AWWWWWWWWW NOOOOOOOOO EDDDDDDD COME BAAAAAACK
GOD BUILT US TO LAST. I LOVE YOU TROJAN NATION. FIGHT ON !— Coach Ed Orgeron (@CoachOUSC) December 2, 2013
Sark got the hire, and Ed Orgeron resigned, ending the reign of college football's best stepdad ever. Players cried. Orgeron signed off with an all-caps huzzah, and will get a job at UConn, or Wake Forest, or somewhere else where they desperately need recruits, and um...well, we'll worry about the rest when we get those recruits. Steve Sarkisian will take over, Orgeron will go back to being the hustling, bellowing fearsome Ed O of old, and we'll forget the time that he went 6-2 in the Pac-12 by feeding everyone junk food way past midnight, patting a lot of backs, and turning into the snuggliest killing machine/spot uncle on the West Coast.
THESE ARE PEOPLE WHO CAN COACH FOOTBALL. Washington now has to replace a football coach with someone else who likes to boat to work. Jim Mora is allegedly one of those people, mostly because he went there and also because he did once state how much he liked that job while coaching the Atlanta Falcons.
THIS IS PROBABLY FAKE AS HELL. Then again, having watched some Alabama fans tip, it may not be. For additional MEGAGUMPIN', see this, which is gumping beyond any level of gumping since, well, since someone actually shot another person over not being upset enough over this game.

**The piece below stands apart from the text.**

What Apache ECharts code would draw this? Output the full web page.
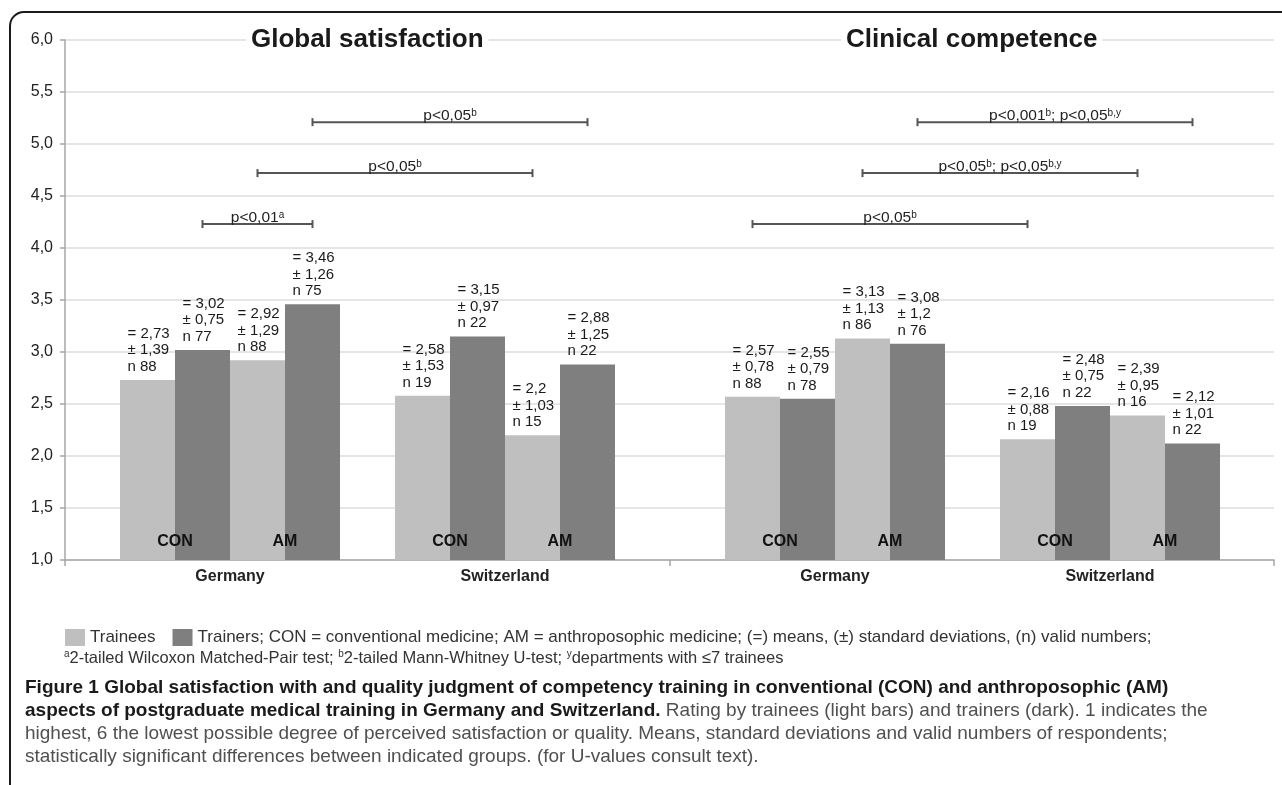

HAHHAHAHAHAHAHAHAA. IT'S GREAT WHEN NICK SABAN CAN'T CONTROL SOMETHING HE GETS SO FUSSY WITH THE FLAPPING ARMS AND ALL.
WELL, HE DID SAY THAT. Urban Meyer does make a convincing case against his own team.
WE'LL ALLEGEDLY BE BACK. Andy's so much more sanguine about this. Meanwhile, FSU fans are fired up enough to challenge entire bars to machete fights.
HELL YES, MARCUS HALL. Our cousin did the wrong thing in The Game, and that is what made it so gloriously right.